[Intel-gfx] [RFC 7/9] drm/i915: Interrupt driven fences

Tvrtko Ursulin tvrtko.ursulin at linux.intel.com
Mon Aug 3 02:20:29 PDT 2015


On 07/27/2015 03:00 PM, Daniel Vetter wrote:
> On Mon, Jul 27, 2015 at 02:20:43PM +0100, Tvrtko Ursulin wrote:
>>
>> On 07/17/2015 03:31 PM, John.C.Harrison at Intel.com wrote:
>>> From: John Harrison <John.C.Harrison at Intel.com>
>>>
>>> The intended usage model for struct fence is that the signalled status should be
>>> set on demand rather than polled. That is, there should not be a need for a
>>> 'signaled' function to be called everytime the status is queried. Instead,
>>> 'something' should be done to enable a signal callback from the hardware which
>>> will update the state directly. In the case of requests, this is the seqno
>>> update interrupt. The idea is that this callback will only be enabled on demand
>>> when something actually tries to wait on the fence.
>>>
>>> This change removes the polling test and replaces it with the callback scheme.
>>> Each fence is added to a 'please poke me' list at the start of
>>> i915_add_request().

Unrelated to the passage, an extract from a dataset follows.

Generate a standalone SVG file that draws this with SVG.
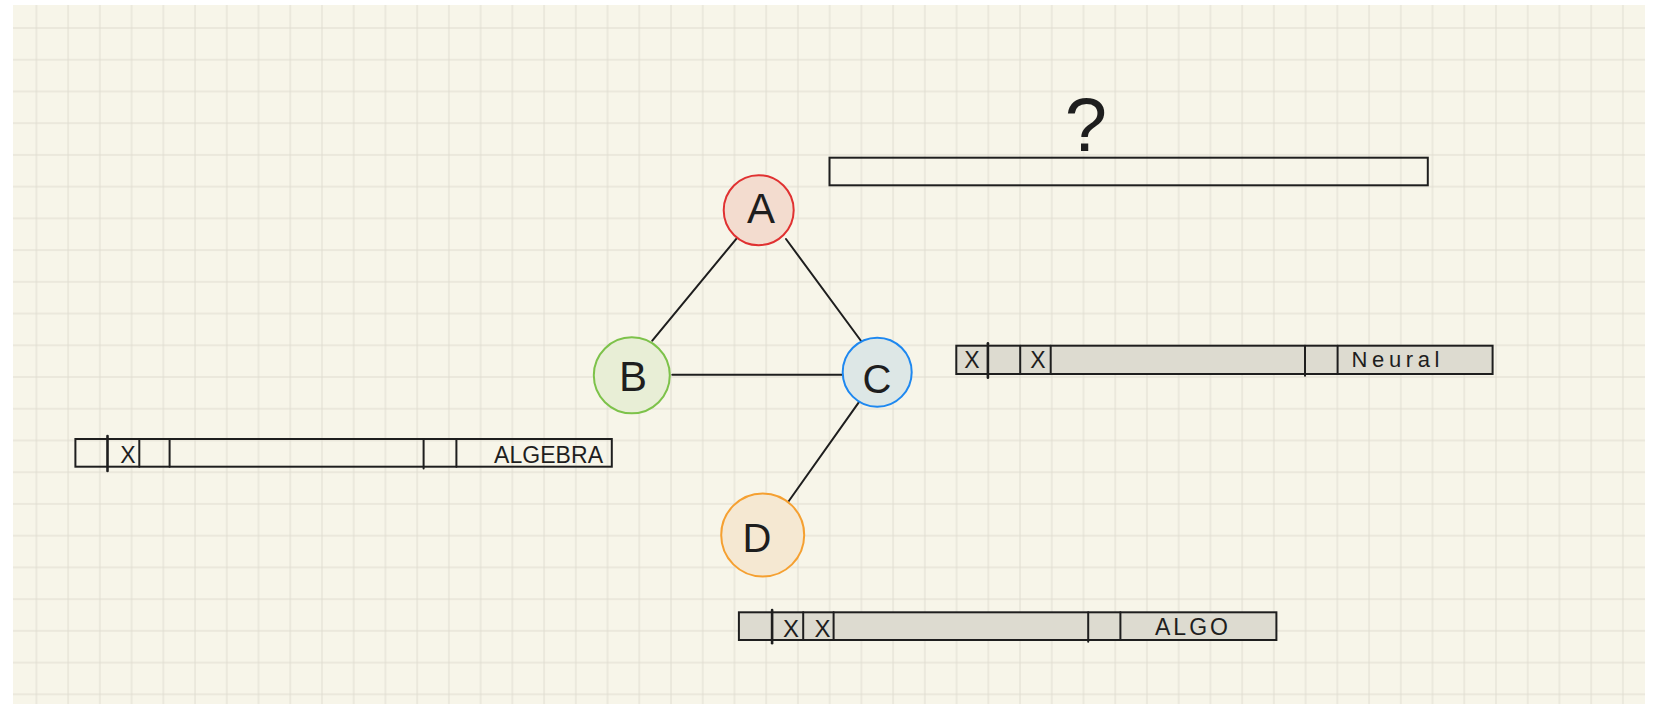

The interrupt handler then scans through the 'poke me' list
>>> when a new seqno pops out and signals any matching fence/request. The fence is
>>> then removed from the list so the entire request stack does not need to be
>>> scanned every time. Note that the fence is added to the list before the commands
>>> to generate the seqno interrupt are added to the ring. Thus the sequence is
>>> guaranteed to be race free if the interrupt is already enabled.
>>>
>>> Note that the interrupt is only enabled on demand (i.e. when __wait_request() is
>>> called). Thus there is still a potential race when enabling the interrupt as the
>>> request may already have completed. However, this is simply solved by calling
>>> the interrupt processing code immediately after enabling the interrupt and
>>> thereby checking for already completed requests.
>>>
>>> Lastly, the ring clean up code has the possibility to cancel outstanding
>>> requests (e.g. because TDR has reset the ring). These requests will never get
>>> signalled and so must be removed from the signal list manually. This is done by
>>> setting a 'cancelled' flag and then calling the regular notify/retire code path
>>> rather than attempting to duplicate the list manipulatation and clean up code in
>>> multiple places. This also avoid any race condition where the cancellation
>>> request might occur after/during the completion interrupt actually arriving.
>>>
>>> v2: Updated to take advantage of the request unreference no longer requiring the
>>> mutex lock.
>>>
>>> For: VIZ-5190
>>> Signed-off-by: John Harrison <John.C.Harrison at Intel.com>
>>> ---
>>
>> [snip]
>>
>>> @@ -1382,6 +1387,10 @@ static void i915_gem_request_retire(struct drm_i915_gem_request *request)
>>>   	list_del_init(&request->list);
>>>   	i915_gem_request_remove_from_client(request);
>>>
>>> +	/* In case the request is still in the signal pending list */
>>> +	if (!list_empty(&request->signal_list))
>>> +		request->cancelled = true;
>>> +
>>
>> Another thing I did not see implemented is the sync_fence error state.
>>
>> This is more about the Android part, but related to this canceled flag so I
>> am commenting here.
>>
>> I thought when TDR kicks in and we set request->cancelled to true, there
>> should be a code path which somehow makes sync_fence->status negative.
>>
>> As it is, because fence_signal will not be called on canceled, I thought
>> waiters will wait until timeout, rather than being woken up and return error
>> status.
>>
>> For this to work you would somehow need to make sync_fence->status go
>> negative. With normal fence completion it goes from 1 -> 0, via the
>> completion callback. I did not immediately see how to make it go negative
>> using the existing API.
>
> I think back when we did struct fence we decided that we won't care yet
> about forwarding error state since doing that across drivers if you have a
> chain of fences looked complicated. And no one had any clear idea about
> what kind of semantics we really want. If we want this we'd need to add
> it, but probably better to do that as a follow-up (usual caveat about
> open-source userspace and demonstration vehicles apply and all that).

Hm, I am not sure but it feels to me not having an error state is a 
problem. Without it userspace can just keep waiting and waiting upon a 
fence even though the driver has discarded that workload and never plans 
to resubmit it. Am I missing something?